Head of RSF's Investigative Desk, Arnaud Froger, remarks that Russia not only continues to lie about Dmytro's fate, but also treats him in a humiliating and inhumane manner.
"We were asking Russia for proof of life, and we have obtained — by our own means — new proof of the cruelties inflicted on journalist Dmytro Khyliuk and his fellow prisoners. Not only does Russia continue to lie about his fate, it encourages the degrading, inhuman treatment of prisoners. Hostages held by criminal or terrorist groups in other parts of the world are treated with greater respect and dignity. We call on the Russian authorities to release Khyliuk, and on the Ukrainian authorities to double their efforts to get him out of this hell," he says.
The detention of UNIAN journalist Dmytro Khyliuk
On July 13, RSF reported that Dmytro Khyliuk, UNIAN journalist abducted by Russian soldiers in March 2022, is possibly in one of the prisons in the Vladimir region of Russia.
UNIAN journalist Dmytro Khyliuk has been in Russian captivity since March 2022 as a civilian hostage. Such prisoners should be released separately from POW swaps, but the Russians are not doing this.

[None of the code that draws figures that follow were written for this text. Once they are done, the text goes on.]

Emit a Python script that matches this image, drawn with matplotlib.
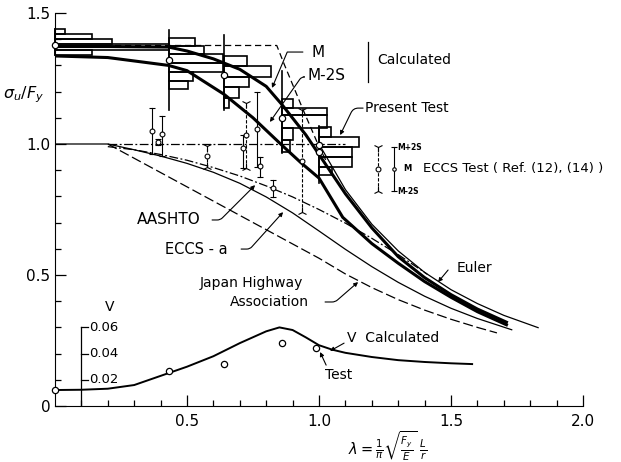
import numpy as np
import matplotlib
matplotlib.use('Agg')
import matplotlib.pyplot as plt

# --- column strength curves, sigma_u / Fy against lambda ---
lam_m = [0.0, 0.2, 0.43, 0.5, 0.6, 0.7, 0.8, 0.86, 0.95, 1.0, 1.1, 1.2, 1.3, 1.4, 1.5, 1.6, 1.71]
sig_m = [1.372, 1.372, 1.37, 1.355, 1.325, 1.285, 1.22, 1.15, 1.035, 0.96, 0.81, 0.68, 0.57, 0.49, 0.425, 0.37, 0.32]

lam_m2s = [0.0, 0.2, 0.43, 0.5, 0.64, 0.75, 0.86, 0.93, 1.0, 1.09, 1.2, 1.3, 1.4, 1.5, 1.6, 1.71]
sig_m2s = [1.336, 1.33, 1.30, 1.28, 1.19, 1.10, 0.995, 0.93, 0.87, 0.72, 0.62, 0.545, 0.475, 0.415, 0.36, 0.31]

lam_mdash = [0.0, 0.84, 0.87, 0.94, 1.0, 1.03]
sig_mdash = [1.376, 1.376, 1.30, 1.13, 0.99, 0.93]

lam_euler = [1.0, 1.1, 1.2, 1.3, 1.4, 1.5, 1.6, 1.7, 1.83]
sig_euler = [1.0, 0.826, 0.694, 0.592, 0.510, 0.444, 0.391, 0.346, 0.299]

lam_aashto = [0.2, 0.3, 0.4, 0.5, 0.6, 0.7, 0.8, 0.9, 1.0, 1.1, 1.2, 1.3, 1.41]
sig_aashto = [0.99, 0.978, 0.96, 0.938, 0.91, 0.878, 0.84, 0.798, 0.75, 0.698, 0.64, 0.578, 0.503]

lam_eccs = [0.0, 0.2, 0.3, 0.4, 0.5, 0.6, 0.7, 0.8, 0.9, 1.0, 1.1, 1.2, 1.3, 1.4, 1.5, 1.6, 1.73]
sig_eccs = [1.0, 1.0, 0.978, 0.954, 0.926, 0.892, 0.85, 0.798, 0.737, 0.668, 0.598, 0.532, 0.472, 0.419, 0.373, 0.334, 0.291]

lam_jha = [0.2, 0.4, 0.6, 0.8, 1.0, 1.1, 1.2, 1.3, 1.4, 1.5, 1.6, 1.674]
sig_jha = [1.0, 0.891, 0.782, 0.673, 0.564, 0.504, 0.452, 0.406, 0.366, 0.331, 0.300, 0.279]

# --- coefficient of variation V (plotted as 5*V) ---
V_SCALE = 5.0
lam_v = [0.0, 0.1, 0.2, 0.3, 0.4, 0.5, 0.6, 0.7, 0.8, 0.85, 0.9, 0.95, 1.0, 1.05, 1.1, 1.2, 1.3, 1.4, 1.5, 1.58]
v_calc = [0.0122, 0.0124, 0.0132, 0.016, 0.023, 0.030, 0.038, 0.048, 0.057, 0.060, 0.058, 0.0524,
          0.0464, 0.043, 0.0406, 0.0374, 0.035, 0.0336, 0.0326, 0.032]
lam_vtest = [0.0, 0.43, 0.64, 0.86, 0.99]
v_test = [0.0122, 0.027, 0.032, 0.0484, 0.0444]
v_ticks = [0.02, 0.04, 0.06]

# --- present test histograms: base lambda, bin edges (sigma), bar lengths (lambda) ---
hist_base = [0.0, 0.43, 0.64, 0.86, 1.0]
hist_edges = [
    [1.34, 1.36, 1.38, 1.40, 1.42, 1.44],
    [1.21, 1.24, 1.275, 1.31, 1.345, 1.375, 1.405],
    [1.136, 1.176, 1.216, 1.256, 1.296, 1.336],
    [0.97, 1.015, 1.06, 1.11, 1.137, 1.17],
    [0.882, 0.912, 0.95, 0.989, 1.027, 1.065],
]
hist_len = [
    [0.14, 0.43, 0.215, 0.14, 0.038],
    [0.072, 0.091, 0.208, 0.208, 0.133, 0.102],
    [0.019, 0.057, 0.095, 0.178, 0.087],
    [0.03, 0.04, 0.17, 0.17, 0.04],
    [0.049, 0.125, 0.125, 0.152, 0.045],
]
hist_stem = [(1.34, 1.44), (1.13, 1.435), (1.13, 1.416), (0.966, 1.28), (0.85, 1.07)]
mean_lam = [0.0, 0.43, 0.64, 0.86, 1.0, 1.0]
mean_sig = [1.378, 1.32, 1.263, 1.10, 0.996, 0.97]

# --- ECCS tests: lambda, M+2S, M, M-2S, kind ---
eccs_lam = [0.367, 0.405, 0.39, 0.576, 0.712, 0.723, 0.765, 0.777, 0.826, 0.936]
eccs_top = [1.137, 1.107, 1.02, 0.992, 1.035, 1.156, 1.199, 0.95, 0.863, 1.13]
eccs_mid = [1.05, 1.038, 1.008, 0.954, 0.985, 1.034, 1.057, 0.916, 0.832, 0.935]
eccs_bot = [0.962, 0.954, 0.996, 0.912, 0.908, 0.91, 0.912, 0.874, 0.798, 0.741]
eccs_kind = ['I', 'I', 'I', 'Y', 'I', 'Y', 'I', 'I', 'I', 'Y']

plt.rcParams['font.family'] = ['DejaVu Sans']
fig = plt.figure(figsize=(6.21, 4.62), dpi=100)
ax = fig.add_axes([55 / 621, 1 - 406 / 462, 528 / 621, 393 / 462])

thick = 2.2
thin = 0.9

ax.plot(lam_m, sig_m, 'k-', lw=thick)
ax.plot(lam_m2s, sig_m2s, 'k-', lw=thick)
ax.plot(lam_mdash, sig_mdash, 'k--', lw=thin, dashes=(5, 3))
ax.plot(lam_euler, sig_euler, 'k-', lw=thin)
ax.plot(lam_aashto, sig_aashto, 'k-.', lw=thin, dashes=(7, 2, 1.5, 2))
ax.plot(lam_eccs, sig_eccs, 'k-', lw=thin)
ax.plot(lam_jha, sig_jha, 'k--', lw=thin, dashes=(8, 3))
ax.plot([0.2, 1.1], [1.0, 1.0], 'k-.', lw=thin, dashes=(7, 2, 1.5, 2))

# histograms
for base, edges, lens, stem in zip(hist_base, hist_edges, hist_len, hist_stem):
    edges = np.array(edges)
    ax.barh(edges[:-1], lens, height=np.diff(edges), left=base, align='edge',
            fill=False, edgecolor='k', lw=1.2, clip_on=False)
    ax.plot([base, base], stem, 'k-', lw=1.2, clip_on=False)
ax.plot(mean_lam, mean_sig, 'o', mfc='white', mec='k', ms=4.5, mew=0.9, clip_on=False, zorder=5)

# ECCS test bars
for x, t, m, b, k in zip(eccs_lam, eccs_top, eccs_mid, eccs_bot, eccs_kind):
    if k == 'I':
        ax.plot([x, x], [b, t], 'k-', lw=0.8)
        ax.plot([x, x], [t, b], 'k_', ms=5, mew=0.8)
    else:
        ax.plot([x, x], [b, t], 'k--', lw=0.8, dashes=(3, 1.5))
        ax.plot(x, t, 'k1', ms=7, mew=0.8)
        ax.plot(x, b, 'k2', ms=7, mew=0.8)
    ax.plot(x, m, 'o', mfc='white', mec='k', ms=3.5, mew=0.8, zorder=5)

# legend symbols for ECCS tests
lx1, lx2 = 1.223, 1.284
ax.plot([lx1, lx1], [0.82, 0.989], 'k--', lw=0.8, dashes=(3, 1.5))
ax.plot(lx1, 0.989, 'k1', ms=7, mew=0.8)
ax.plot(lx1, 0.82, 'k2', ms=7, mew=0.8)
ax.plot(lx1, 0.905, 'o', mfc='white', mec='k', ms=3.5, mew=0.8)
ax.plot([lx2, lx2], [0.82, 0.989], 'k-', lw=0.8)
ax.plot([lx2, lx2], [0.82, 0.989], 'k_', ms=5, mew=0.8)
ax.plot(lx2, 0.905, 'o', mfc='white', mec='k', ms=2.5, mew=0.8)
ax.text(1.297, 0.985, 'M+2S', fontsize=5.5, fontweight='bold', va='center')
ax.text(1.318, 0.905, 'M', fontsize=6, fontweight='bold', va='center')
ax.text(1.297, 0.818, 'M-2S', fontsize=5.5, fontweight='bold', va='center')
ax.text(1.394, 0.905, 'ECCS Test ( Ref. (12), (14) )', fontsize=9.5, va='center')

# V curve and its own axis
ax.plot(lam_v, np.array(v_calc) * V_SCALE, 'k-', lw=1.4)
ax.plot(lam_vtest, np.array(v_test) * V_SCALE, 'o', mfc='white', mec='k', ms=4.5, mew=0.9,
        clip_on=False, zorder=5)
ax.plot([0.1, 0.1], [0, 0.302], 'k-', lw=0.9)
for v in v_ticks:
    ax.plot([0.1, 0.125], [v * V_SCALE] * 2, 'k-', lw=0.9)
    ax.text(0.13, v * V_SCALE, '%.2f' % v, fontsize=9.5, va='center', ha='left')
ax.text(0.208, 0.352, 'V', fontsize=10, ha='center', va='bottom')

# labels
kw = dict(fontsize=10, va='center')
ax.text(0.973, 1.351, 'M', fontsize=11, va='center')
ax.text(0.955, 1.262, 'M-2S', fontsize=11, va='center')
ax.plot([1.186, 1.186], [1.237, 1.389], 'k-', lw=0.9)
ax.text(1.22, 1.321, 'Calculated', **kw)
ax.text(1.174, 1.137, 'Present Test', **kw)
ax.text(0.311, 0.71, 'AASHTO', fontsize=11, va='center')
ax.text(0.417, 0.599, 'ECCS - a', fontsize=10.5, va='center')
ax.text(0.549, 0.469, 'Japan Highway', **kw)
ax.text(0.663, 0.397, 'Association', **kw)
ax.text(1.523, 0.527, 'Euler', **kw)
ax.text(1.106, 0.26, 'V  Calculated', **kw)
ax.text(1.023, 0.118, 'Test', **kw)


def leader(start, end, angle=None, rad=0):
    if angle is None:
        cs = 'arc3,rad=0'
    else:
        cs = 'angle,angleA=0,angleB=%d,rad=%d' % (angle, rad)
    ax.annotate('', xy=end, xytext=start,
                arrowprops=dict(arrowstyle='-|>', lw=0.8, color='k', mutation_scale=6,
                                shrinkA=0, shrinkB=0, connectionstyle=cs))


leader((0.939, 1.351), (0.822, 1.214), 67)
leader((0.943, 1.256), (0.814, 1.084), 55, 3)
leader((1.167, 1.137), (1.08, 1.034), 64, 5)
leader((0.595, 0.71), (0.758, 0.843), 45, 3)
leader((0.705, 0.599), (0.864, 0.74), 48, 3)
leader((1.023, 0.397), (1.148, 0.473), 41, 3)
leader((1.489, 0.519), (1.451, 0.473))
leader((1.095, 0.24), (1.042, 0.21))
leader((1.027, 0.156), (1.004, 0.206))

# axes
ax.set_xlim(0, 2.0)
ax.set_ylim(0, 1.5)
ax.spines['top'].set_visible(False)
ax.spines['right'].set_visible(False)
ax.set_xticks([0.5, 1.0, 1.5, 2.0])
ax.set_xticklabels(['0.5', '1.0', '1.5', '2.0'])
ax.set_xticks(np.arange(0.1, 2.0, 0.1), minor=True)
ax.set_yticks([0, 0.5, 1.0, 1.5])
ax.set_yticklabels(['0', '0.5', '1.0', '1.5'])
ax.set_yticks(np.arange(0.1, 1.5, 0.1), minor=True)
ax.tick_params(which='both', direction='in', width=0.9, labelsize=11)
ax.tick_params(which='major', length=8)
ax.tick_params(which='minor', length=4)
ax.tick_params(axis='x', pad=6)

fig.text(23 / 621, 1 - 95 / 462, r'$\sigma_u/F_y$', fontsize=11.5, ha='center', va='center')
fig.text(388 / 621, 1 - 446 / 462,
         r'$\lambda = \frac{1}{\pi}\sqrt{\frac{F_y}{E}}\ \frac{L}{r}$',
         fontsize=10.5, ha='center', va='center')

fig.savefig('out.png', dpi=100)
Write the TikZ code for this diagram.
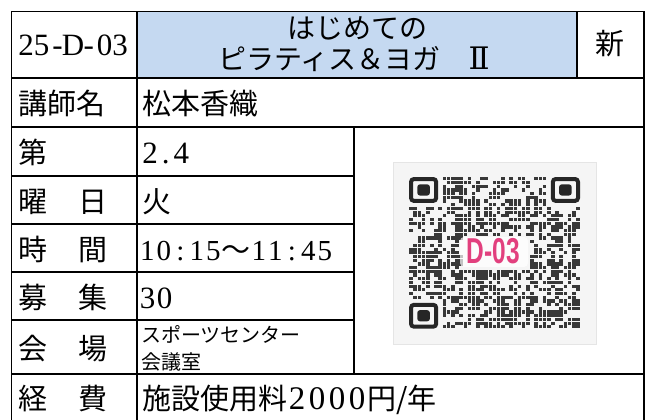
\documentclass[tikz,border=0pt]{standalone}
\usepackage{fontspec}
\setmainfont{Liberation Serif}
\newfontfamily\jp{Noto Sans CJK JP}
\newfontfamily\qrfont{Liberation Sans}
\newfontfamily\romfont{DejaVu Serif}
\definecolor{hdrblue}{RGB}{197,217,241}
\definecolor{qrpink}{RGB}{226,64,126}
\newcommand\seqbox[2]{\def\sbw{#1}\sbx#2\relax}
\def\sbx#1{\ifx#1\relax\else\makebox[\sbw]{#1}\expandafter\sbx\fi}
\tikzset{
  gridline/.style={line width=1.4pt, black},
  thickline/.style={line width=2.6pt, black},
  lab/.style={inner sep=0pt, anchor=base west, font=\jp\fontsize{29}{29}\selectfont},
  val/.style={inner sep=0pt, anchor=base west, font=\jp\fontsize{29}{29}\selectfont},
  small/.style={inner sep=0pt, anchor=base west, font=\jp\fontsize{20}{20}\selectfont},
  title/.style={inner sep=0pt, anchor=base, font=\jp\fontsize{28}{28}\selectfont},
  qrdot/.style={fill=black!78},
  finder/.style={draw=black!85, line width=4pt, rounded corners=3pt},
}
\begin{document}
\begin{tikzpicture}[x=1pt,y=-1pt]
\useasboundingbox (0,0) rectangle (649,420);
\clip (0,0) rectangle (649,420);
\fill[white] (0,0) rectangle (649,420);
% header fill
\fill[hdrblue] (137,11.7) rectangle (577,78);
% grid
\draw[gridline] (11.7,11.7) rectangle (644,430);
\draw[gridline] (137,11.7) -- (137,430);
\draw[gridline] (577,11.7) -- (577,78);
\draw[thickline] (11.7,78) -- (644,78);
\draw[gridline] (11.7,127) -- (644,127);
\draw[gridline] (11.7,176) -- (354,176);
\draw[gridline] (11.7,224) -- (354,224);
\draw[gridline] (11.7,272) -- (354,272);
\draw[gridline] (11.7,320) -- (354,320);
\draw[gridline] (11.7,374) -- (644,374);
\draw[gridline] (354,127) -- (354,374);
% header texts
\node[inner sep=0pt, anchor=base west, font=\fontsize{31}{31}\selectfont] (code) at (18,56) {\seqbox{15.7pt}{25-D-03}};
\node[title] (t1) at (357,39) {はじめての};
\node[title] (t2) at (354,70) {ピラティス＆ヨガ　{\romfont\fontsize{31}{31}\selectfont Ⅱ}};
\node[title, font=\jp\fontsize{29}{29}\selectfont] (new) at (610,55) {新};
% labels
\node[lab] (l1) at (18,114.5) {講師名};
\node[lab] (l2) at (18,163.5) {第};
\node[lab] (l3) at (18,212) {曜\hspace{31pt}日};
\node[lab] (l4) at (18,260) {時\hspace{31pt}間};
\node[lab] (l5) at (18,308) {募\hspace{31pt}集};
\node[lab] (l6) at (18,359) {会\hspace{31pt}場};
\node[lab] (l7) at (18,409) {経\hspace{31pt}費};
% values
\node[val] (v1) at (142,114.5) {松本香織};
\node[val, font=\fontsize{31}{31}\selectfont] (v2) at (142,163.5) {\seqbox{15.7pt}{2.4}};
\node[val] (v3) at (142,212) {火};
\node[val] (v4) at (139,260) {{\fontspec{Liberation Serif}\seqbox{16.5pt}{10:15}}～{\fontspec{Liberation Serif}\seqbox{16.5pt}{11:45}}};
\node[val, font=\fontsize{31}{31}\selectfont] (v5) at (139,308) {\seqbox{17pt}{30}};
\node[small] (v6a) at (141,342.5) {スポーツセンター};
\node[small] (v6b) at (141,369) {会議室};
\node[val] (v7) at (142,409) {施設使用料{\fontspec{Liberation Serif}\fontsize{33}{33}\selectfont\seqbox{20pt}{2000}}円/年};
% QR code
\fill[black!4] (393,162) rectangle (596,344);
\draw[black!10, line width=0.6pt] (393,162) rectangle (596,344);
\pgfmathsetseed{11}
\foreach \i in {0,...,40}{
  \foreach \j in {0,...,40}{
    \pgfmathsetmacro\qr{rnd}
    \pgfmathtruncatemacro\qsk{((\i<8 && \j<8) || (\i>32 && \j<8) || (\i<8 && \j>32) || (\i>12 && \i<29 && \j>15 && \j<25)) ? 1 : 0}
    \ifnum\qsk=0
      \ifdim\qr pt<0.56pt
        \fill[qrdot] ({409+\i*4.17+0.3},{177+\j*3.7+0.25}) rectangle ++(3.6,3.2);
      \fi
    \fi
  }
}
\foreach \fx/\fy in {409/177, 550.8/177, 409/302.8}{
  \draw[finder] ({\fx+2},{\fy+2}) rectangle ++(25.2,21.9);
  \fill[black!85, rounded corners=2.5pt] ({\fx+2*4.17},{\fy+2*3.7}) rectangle ++(12.5,11.1);
}
\fill[white, opacity=0.7, rounded corners=4pt] (460,237) rectangle (528,267);
\node[inner sep=0pt, text=qrpink, font=\qrfont\bfseries\fontsize{36}{36}\selectfont, xscale=0.68] (qrlabel) at (493.5,251.5) {D-03};
\end{tikzpicture}
\end{document}
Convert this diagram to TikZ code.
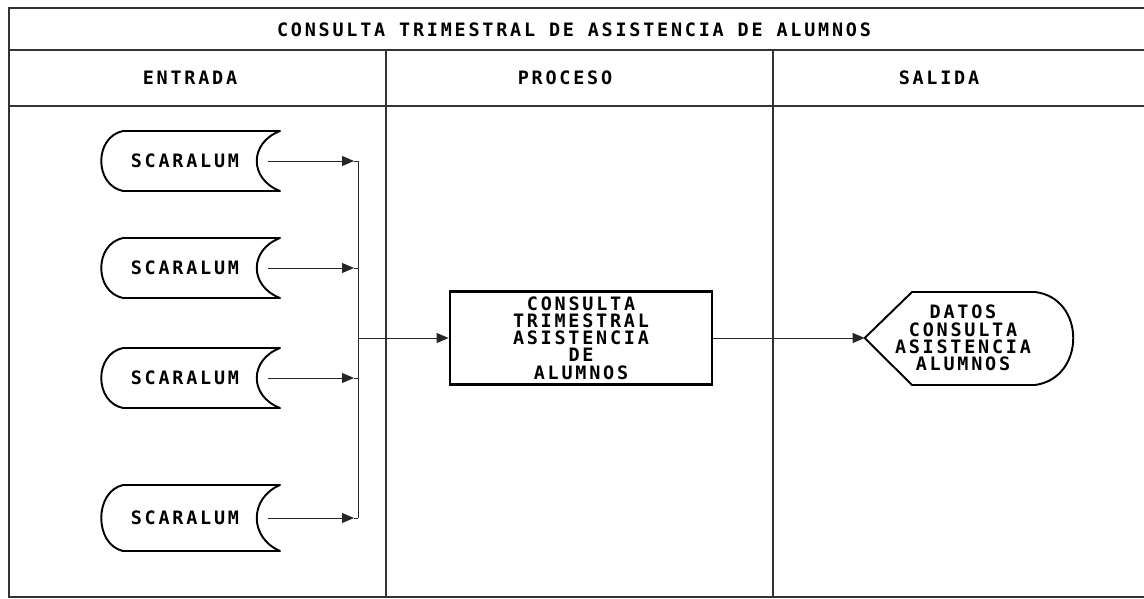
\documentclass[tikz,border=0pt]{standalone}
\usepackage{fontspec}
\usepackage{tikz}
\usetikzlibrary{arrows.meta}
\newfontfamily\plotfont[LetterSpace=15]{DejaVu Sans Mono}

\begin{document}
\begin{tikzpicture}[
  x=0.02cm, y=-0.02cm,
  txt/.style  ={font={\plotfont\bfseries\fontsize{10.5}{9.8}\selectfont}, inner sep=0pt, align=center},
  almac/.style={txt, minimum width=3.32cm, minimum height=1.2cm},
  caja/.style ={txt, draw, line width=1.6pt, minimum width=5.24cm, minimum height=1.86cm},
  pant/.style ={txt, minimum width=3.92cm, minimum height=1.86cm},
  borde/.style={line width=1.1pt, line join=round},
  marco/.style={line width=0.6pt, black!80},
  ar/.style   ={-{Triangle[length=2.4mm,width=2mm]}, line width=0.5pt, black!85}
]
\useasboundingbox (0,0) rectangle (1144,599);
% marco y cabeceras
\draw[marco] (1144,8) -- (9,8) -- (9,597) -- (1144,597);
\draw[marco] (9,50) -- (1144,50);
\draw[marco] (9,106) -- (1144,106);
\draw[marco] (386,50) -- (386,597);
\draw[marco] (773,50) -- (773,597);
\node[txt] (tit) at (574,30) {CONSULTA TRIMESTRAL DE ASISTENCIA DE ALUMNOS};
\node[txt] (ent) at (190,78) {ENTRADA};
\node[txt] (pro) at (565,78) {PROCESO};
\node[txt] (sal) at (939,78) {SALIDA};
% archivos de entrada
\foreach \n/\y/\h in {1/161/30, 2/268/30, 3/378/30, 4/518/33} {
  \node[almac] (s\n) at (185,\y) {SCARALUM};
  \draw[borde] (123,\y-\h) -- (280,\y-\h)
    .. controls (249,\y-0.6*\h) and (249,\y+0.6*\h) .. (280,\y+\h)
    -- (123,\y+\h)
    .. controls (94,\y+0.8*\h) and (94,\y-0.8*\h) .. cycle;
  \coordinate (a\n) at (354,\y);
  \coordinate (j\n) at (358,\y);
  \draw[ar] (s\n.east) -- (a\n);
  \draw[line width=0.5pt, black!85] (a\n) -- (j\n);
}
\draw[line width=0.5pt, black!85] (j1) -- (j4);
\coordinate (jm) at (358,338);
% proceso
\node[caja] (cons) at (581,338) {CONSULTA\\TRIMESTRAL\\ASISTENCIA\\DE\\ALUMNOS};
\draw[ar] (jm) -- (cons.west);
% salida por pantalla
\node[pant] (dat) at (963,338) {DATOS\\CONSULTA\\ASISTENCIA\\ALUMNOS};
\draw[borde] (dat.west) -- (912,292) -- (1035,292)
  .. controls (1086,298) and (1086,378) .. (1035,385) -- (912,385) -- cycle;
\draw[ar] (cons.east) -- (dat.west);
\end{tikzpicture}
\end{document}
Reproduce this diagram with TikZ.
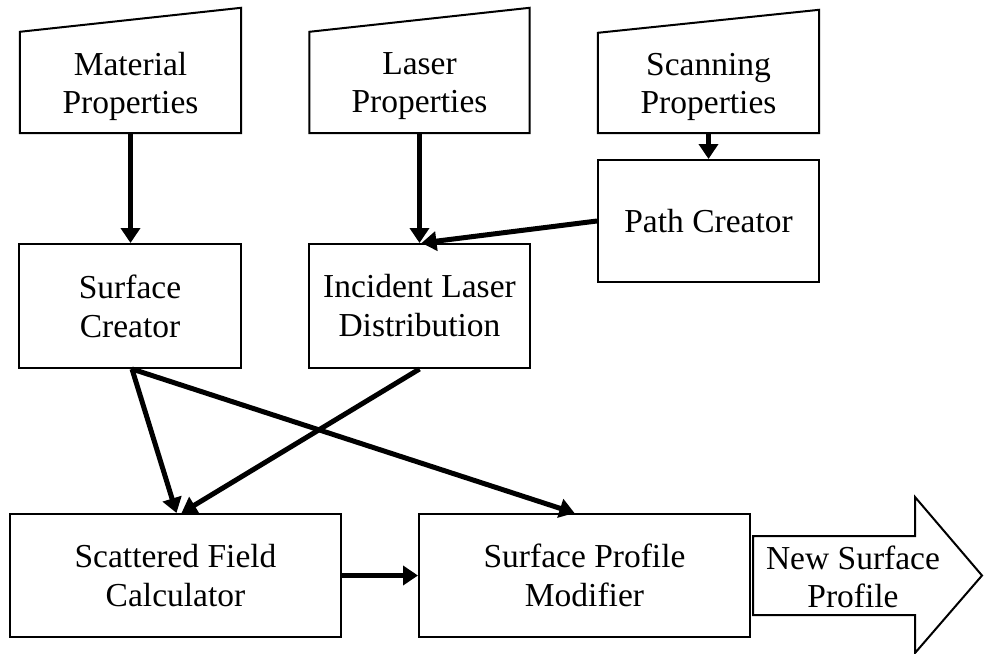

In May 2023, the Verkhovna Rada Commissioner for Human Rights, Dmytro Lubinets, said that he was personally monitoring the issue UNIAN journalist Dmytro Khyliuk's release from Russian captivity.
The Prosecutor General's Office has opened a case regarding the abduction of civilians on the territory of the Dymer hromada. The investigation considers journalist Dmytro Khylyuk and his father victims. The case was opened under Part 1 of Art. 438 of the Criminal Code (violation of the laws and customs of war).
Russian soldiers kidnapped Dmytro Khyliuk on February 26, 2022, in the garden of his own house in Kozarovychi. He was first kept in the occupied Dymer, and then taken to a prison in Russia.
In December 2023, Dmytro Hylyuk was awarded by the Platform of European Memory and Conscience.
The Russian Ministry of Defense does not explicitly say that the UNIAN journalist Dmytro Khyliuk is being kept in detention as a prisoner of war, but cites the Third Geneva Convention, which specifically concerns POW treatment, in response to his father's request.
On July 9, 2024 the Verkhovna Rada Commissioner for Human Rights Dmytro Lubinets said that Ukraine had unofficial data on the whereabouts of UNIAN correspondent Dmytro Khyliuk, who was kidnapped by the Russian troops.